| WORK TO DO |
Reproduce exactly the lines below, from the first one through the line containing "0.54, 0.60, 0.66, 0.72, 0.78, 0.84, 0.90, 0.96];", and omit any pictures.

== SOURCE MATERIAL

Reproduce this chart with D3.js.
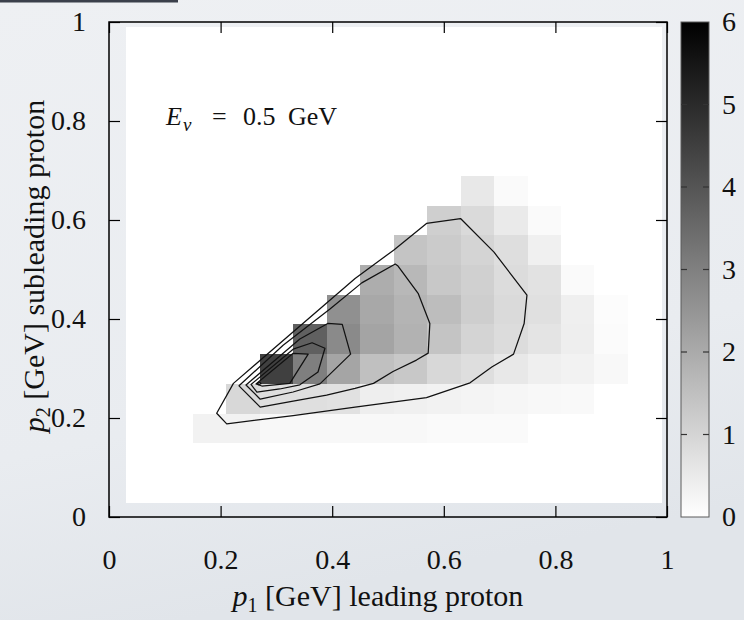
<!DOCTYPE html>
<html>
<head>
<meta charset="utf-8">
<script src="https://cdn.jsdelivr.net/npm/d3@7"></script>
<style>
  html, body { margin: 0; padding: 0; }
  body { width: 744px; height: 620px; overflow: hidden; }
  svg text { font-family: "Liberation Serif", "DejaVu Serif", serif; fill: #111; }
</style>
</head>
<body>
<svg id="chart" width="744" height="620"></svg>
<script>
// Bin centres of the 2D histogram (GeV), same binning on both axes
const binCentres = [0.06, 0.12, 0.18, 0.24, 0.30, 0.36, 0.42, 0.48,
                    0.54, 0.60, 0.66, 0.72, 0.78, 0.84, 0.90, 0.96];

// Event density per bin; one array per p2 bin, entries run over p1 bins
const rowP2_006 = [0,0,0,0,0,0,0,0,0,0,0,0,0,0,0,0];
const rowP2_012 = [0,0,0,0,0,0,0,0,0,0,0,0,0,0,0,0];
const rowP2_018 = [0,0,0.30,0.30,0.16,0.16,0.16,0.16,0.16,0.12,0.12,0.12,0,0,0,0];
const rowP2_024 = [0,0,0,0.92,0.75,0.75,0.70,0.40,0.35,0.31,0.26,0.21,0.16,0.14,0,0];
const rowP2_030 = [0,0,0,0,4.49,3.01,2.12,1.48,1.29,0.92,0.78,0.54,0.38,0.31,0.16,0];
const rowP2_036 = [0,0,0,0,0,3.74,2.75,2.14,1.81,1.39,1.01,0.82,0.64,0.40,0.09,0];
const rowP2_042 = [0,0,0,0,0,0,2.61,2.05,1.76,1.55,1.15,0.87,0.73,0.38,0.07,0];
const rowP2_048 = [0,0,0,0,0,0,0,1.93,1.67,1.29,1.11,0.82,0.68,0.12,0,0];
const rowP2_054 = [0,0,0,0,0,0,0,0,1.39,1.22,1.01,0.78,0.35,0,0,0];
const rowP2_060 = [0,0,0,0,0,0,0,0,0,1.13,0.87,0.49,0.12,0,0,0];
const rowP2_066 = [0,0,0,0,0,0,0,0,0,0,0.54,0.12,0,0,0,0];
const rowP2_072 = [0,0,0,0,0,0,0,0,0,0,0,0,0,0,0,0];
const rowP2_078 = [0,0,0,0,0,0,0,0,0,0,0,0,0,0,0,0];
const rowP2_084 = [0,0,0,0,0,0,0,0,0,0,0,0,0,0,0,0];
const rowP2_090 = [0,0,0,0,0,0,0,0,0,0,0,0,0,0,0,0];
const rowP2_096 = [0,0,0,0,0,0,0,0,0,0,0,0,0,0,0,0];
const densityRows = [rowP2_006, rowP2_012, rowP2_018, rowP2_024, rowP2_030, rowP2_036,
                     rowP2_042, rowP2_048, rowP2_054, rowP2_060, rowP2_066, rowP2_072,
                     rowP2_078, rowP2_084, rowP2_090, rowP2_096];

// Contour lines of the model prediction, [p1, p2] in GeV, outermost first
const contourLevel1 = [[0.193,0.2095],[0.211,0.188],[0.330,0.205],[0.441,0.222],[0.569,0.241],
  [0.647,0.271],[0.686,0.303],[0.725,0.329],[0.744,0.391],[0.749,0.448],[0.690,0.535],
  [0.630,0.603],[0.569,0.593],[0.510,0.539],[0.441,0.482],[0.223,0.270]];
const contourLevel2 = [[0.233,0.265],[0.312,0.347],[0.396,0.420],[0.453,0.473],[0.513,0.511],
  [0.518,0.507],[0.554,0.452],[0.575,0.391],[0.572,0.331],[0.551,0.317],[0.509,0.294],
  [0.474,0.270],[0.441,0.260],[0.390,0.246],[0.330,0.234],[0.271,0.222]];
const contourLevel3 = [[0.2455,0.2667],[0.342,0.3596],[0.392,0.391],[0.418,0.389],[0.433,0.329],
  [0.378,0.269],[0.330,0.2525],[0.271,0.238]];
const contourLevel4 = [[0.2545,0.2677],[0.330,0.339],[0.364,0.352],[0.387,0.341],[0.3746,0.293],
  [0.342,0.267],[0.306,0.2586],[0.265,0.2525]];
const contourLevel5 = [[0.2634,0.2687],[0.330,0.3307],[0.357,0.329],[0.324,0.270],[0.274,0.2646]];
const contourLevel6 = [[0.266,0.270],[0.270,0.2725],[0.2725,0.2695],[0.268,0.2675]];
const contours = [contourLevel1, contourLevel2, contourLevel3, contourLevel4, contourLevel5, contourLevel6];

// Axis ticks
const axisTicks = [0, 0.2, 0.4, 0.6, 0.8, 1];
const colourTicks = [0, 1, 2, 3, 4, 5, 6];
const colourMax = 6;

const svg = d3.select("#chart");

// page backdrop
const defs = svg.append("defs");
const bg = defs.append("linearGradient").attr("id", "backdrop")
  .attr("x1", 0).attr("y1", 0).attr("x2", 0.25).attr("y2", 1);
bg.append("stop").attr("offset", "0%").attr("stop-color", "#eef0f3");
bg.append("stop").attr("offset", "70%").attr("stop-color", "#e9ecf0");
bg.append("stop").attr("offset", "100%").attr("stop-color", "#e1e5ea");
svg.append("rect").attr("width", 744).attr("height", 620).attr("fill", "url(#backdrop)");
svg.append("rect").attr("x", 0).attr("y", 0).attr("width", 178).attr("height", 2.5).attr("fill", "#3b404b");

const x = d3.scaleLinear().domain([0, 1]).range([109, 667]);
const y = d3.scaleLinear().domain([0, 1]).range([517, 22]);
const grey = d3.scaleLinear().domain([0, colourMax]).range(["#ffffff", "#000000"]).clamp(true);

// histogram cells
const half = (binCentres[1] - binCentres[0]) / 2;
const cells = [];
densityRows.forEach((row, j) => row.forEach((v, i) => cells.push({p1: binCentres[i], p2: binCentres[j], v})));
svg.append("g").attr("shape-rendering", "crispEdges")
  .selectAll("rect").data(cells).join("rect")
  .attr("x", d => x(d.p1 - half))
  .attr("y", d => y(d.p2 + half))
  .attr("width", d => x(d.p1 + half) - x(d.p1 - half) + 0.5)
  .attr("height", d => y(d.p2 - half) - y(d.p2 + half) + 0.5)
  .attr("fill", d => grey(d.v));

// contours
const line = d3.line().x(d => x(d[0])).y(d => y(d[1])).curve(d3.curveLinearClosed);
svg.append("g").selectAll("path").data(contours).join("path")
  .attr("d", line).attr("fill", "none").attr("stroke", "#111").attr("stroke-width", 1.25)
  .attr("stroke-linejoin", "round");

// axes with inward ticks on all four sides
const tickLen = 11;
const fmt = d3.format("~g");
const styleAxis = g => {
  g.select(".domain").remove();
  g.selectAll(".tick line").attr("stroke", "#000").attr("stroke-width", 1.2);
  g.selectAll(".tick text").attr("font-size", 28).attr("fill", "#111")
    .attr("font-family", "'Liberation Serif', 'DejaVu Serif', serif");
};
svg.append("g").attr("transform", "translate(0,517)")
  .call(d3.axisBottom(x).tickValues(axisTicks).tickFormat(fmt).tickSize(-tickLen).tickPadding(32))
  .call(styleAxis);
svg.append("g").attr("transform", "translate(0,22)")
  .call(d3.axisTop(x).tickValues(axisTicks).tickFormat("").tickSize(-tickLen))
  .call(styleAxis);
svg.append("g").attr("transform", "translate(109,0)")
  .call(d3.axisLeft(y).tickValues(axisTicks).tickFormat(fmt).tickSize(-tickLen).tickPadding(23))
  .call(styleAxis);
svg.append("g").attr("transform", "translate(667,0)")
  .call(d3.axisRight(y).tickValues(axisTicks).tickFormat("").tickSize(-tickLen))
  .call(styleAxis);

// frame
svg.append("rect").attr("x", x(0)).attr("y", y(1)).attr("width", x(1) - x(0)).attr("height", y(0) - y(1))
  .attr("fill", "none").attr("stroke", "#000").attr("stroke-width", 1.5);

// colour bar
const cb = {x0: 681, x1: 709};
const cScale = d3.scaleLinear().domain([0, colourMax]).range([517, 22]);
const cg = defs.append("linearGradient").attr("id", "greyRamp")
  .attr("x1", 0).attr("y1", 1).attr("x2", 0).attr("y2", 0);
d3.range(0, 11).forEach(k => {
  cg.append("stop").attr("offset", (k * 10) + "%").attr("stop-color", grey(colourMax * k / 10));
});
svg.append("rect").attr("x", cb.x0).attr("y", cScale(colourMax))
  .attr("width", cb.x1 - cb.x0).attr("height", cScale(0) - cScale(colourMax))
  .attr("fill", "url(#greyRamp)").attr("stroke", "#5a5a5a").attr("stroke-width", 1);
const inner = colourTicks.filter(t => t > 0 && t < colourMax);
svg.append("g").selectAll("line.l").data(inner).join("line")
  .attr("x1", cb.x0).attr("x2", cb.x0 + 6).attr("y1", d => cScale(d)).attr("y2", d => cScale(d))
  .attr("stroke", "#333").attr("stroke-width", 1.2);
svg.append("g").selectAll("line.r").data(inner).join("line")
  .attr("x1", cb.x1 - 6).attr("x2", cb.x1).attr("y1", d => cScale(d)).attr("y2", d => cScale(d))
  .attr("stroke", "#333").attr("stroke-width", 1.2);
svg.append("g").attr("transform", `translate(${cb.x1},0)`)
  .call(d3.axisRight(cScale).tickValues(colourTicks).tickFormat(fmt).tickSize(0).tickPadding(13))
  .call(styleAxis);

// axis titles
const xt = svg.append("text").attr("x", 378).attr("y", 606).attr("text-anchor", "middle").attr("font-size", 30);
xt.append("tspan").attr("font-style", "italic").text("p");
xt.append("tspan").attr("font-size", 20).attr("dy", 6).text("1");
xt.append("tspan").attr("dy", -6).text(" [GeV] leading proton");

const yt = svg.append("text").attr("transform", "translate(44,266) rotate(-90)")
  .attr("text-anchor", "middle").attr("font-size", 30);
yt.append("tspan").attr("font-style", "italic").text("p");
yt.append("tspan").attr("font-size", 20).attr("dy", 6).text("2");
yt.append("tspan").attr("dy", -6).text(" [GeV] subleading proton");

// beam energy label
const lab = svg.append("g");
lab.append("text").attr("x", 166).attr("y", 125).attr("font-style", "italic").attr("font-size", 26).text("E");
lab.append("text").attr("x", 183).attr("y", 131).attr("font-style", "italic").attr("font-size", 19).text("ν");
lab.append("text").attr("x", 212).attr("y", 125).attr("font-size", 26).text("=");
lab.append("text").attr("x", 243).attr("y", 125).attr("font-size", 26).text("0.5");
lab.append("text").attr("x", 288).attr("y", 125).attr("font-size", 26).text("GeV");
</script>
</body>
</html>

====

| FINAL ANSWER |
Reproduce this chart with D3.js.
<!DOCTYPE html>
<html>
<head>
<meta charset="utf-8">
<script src="https://cdn.jsdelivr.net/npm/d3@7"></script>
<style>
  html, body { margin: 0; padding: 0; }
  body { width: 744px; height: 620px; overflow: hidden; }
  svg text { font-family: "Liberation Serif", "DejaVu Serif", serif; fill: #111; }
</style>
</head>
<body>
<svg id="chart" width="744" height="620"></svg>
<script>
// Bin centres of the 2D histogram (GeV), same binning on both axes
const binCentres = [0.06, 0.12, 0.18, 0.24, 0.30, 0.36, 0.42, 0.48,
                    0.54, 0.60, 0.66, 0.72, 0.78, 0.84, 0.90, 0.96];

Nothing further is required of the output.